[renewiltord]

I learned them for exams that involved lots of arithmetic. A lot of it was folk knowledge passed along the peer group partly by asking some of the kids who were one year ahead (and closer to the exam). There was some stuff like this but also other “tricks” (in physics problems, approximating sqrt(g) by pi and stuff like that), or calculating the integral of e^ax times sin bx by “completing” it to e^(a+ib)x, or the cube root technique here http://thinkinghard.com/blog/CubeRoots.html that we used mostly for modulo arithmetic.

I’ve forgotten nearly all the useful stuff and now only recall trivia like the base ten logarithm of a few small primes. I wonder if those school kids are still passing on this sort of cobbled together knowledge, now decades past.

I always considered this kind of trick stuff somewhat beneath me, as a child, since it did not discover some underlying truth of the universe like a mathematics proof in number theory would. But that was dumb because in the end I managed neither anything interesting in Number Theory nor complete mastery of thE tricks and at least the latter would have been entertaining to document.

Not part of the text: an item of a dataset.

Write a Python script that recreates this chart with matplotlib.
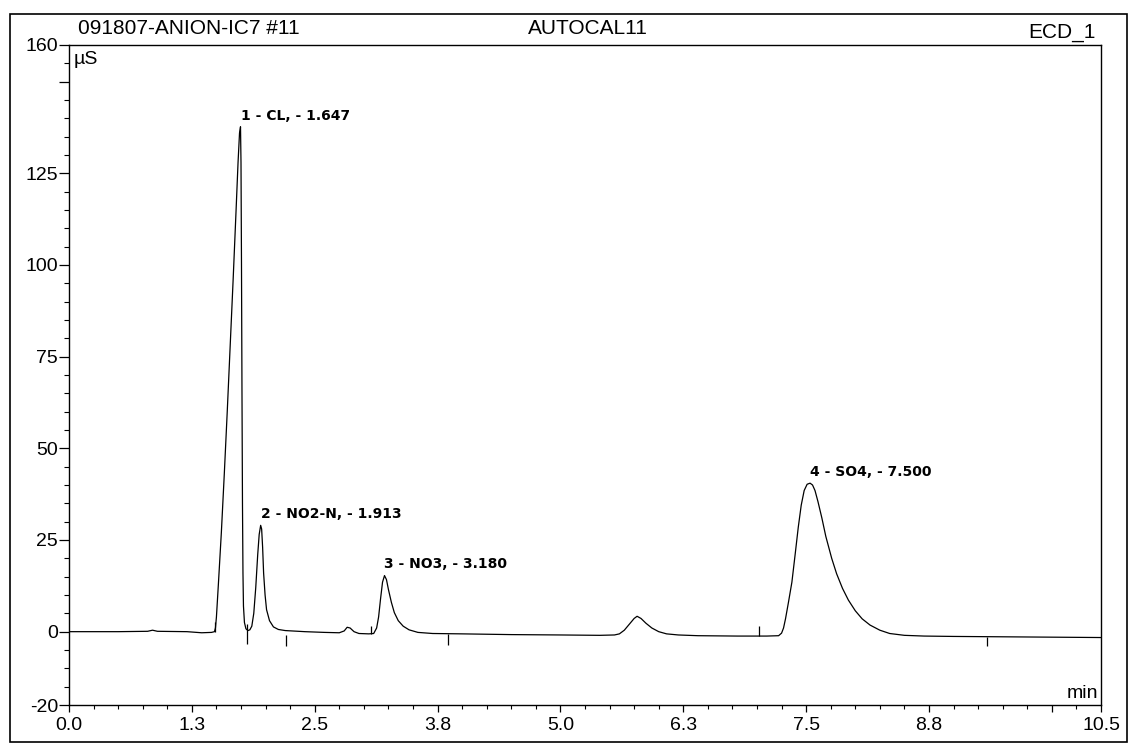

As an aside, there was a kid in our group who could rapidly decompose numbers into sums of powers of two (a skill that turned out useless even in the constrained environment), essentially obtaining the binary representation as soon as you wrote the number out (or showed him the written one). He couldn’t explain how, though, because he was mentally not quite there and would frequently lose verbal skills. After the nth time he stood up on the desk and randomly peed while we were there he was out of the place. Besides it wasn’t that useful and it could just be high skill at the straightforward modulo and shift algorithm. Going the other way was also fast for him but useless for us, though more impressive since adding 2^64 (a number I could still tell you off the top of my head) to some other power of two seems less straightforward.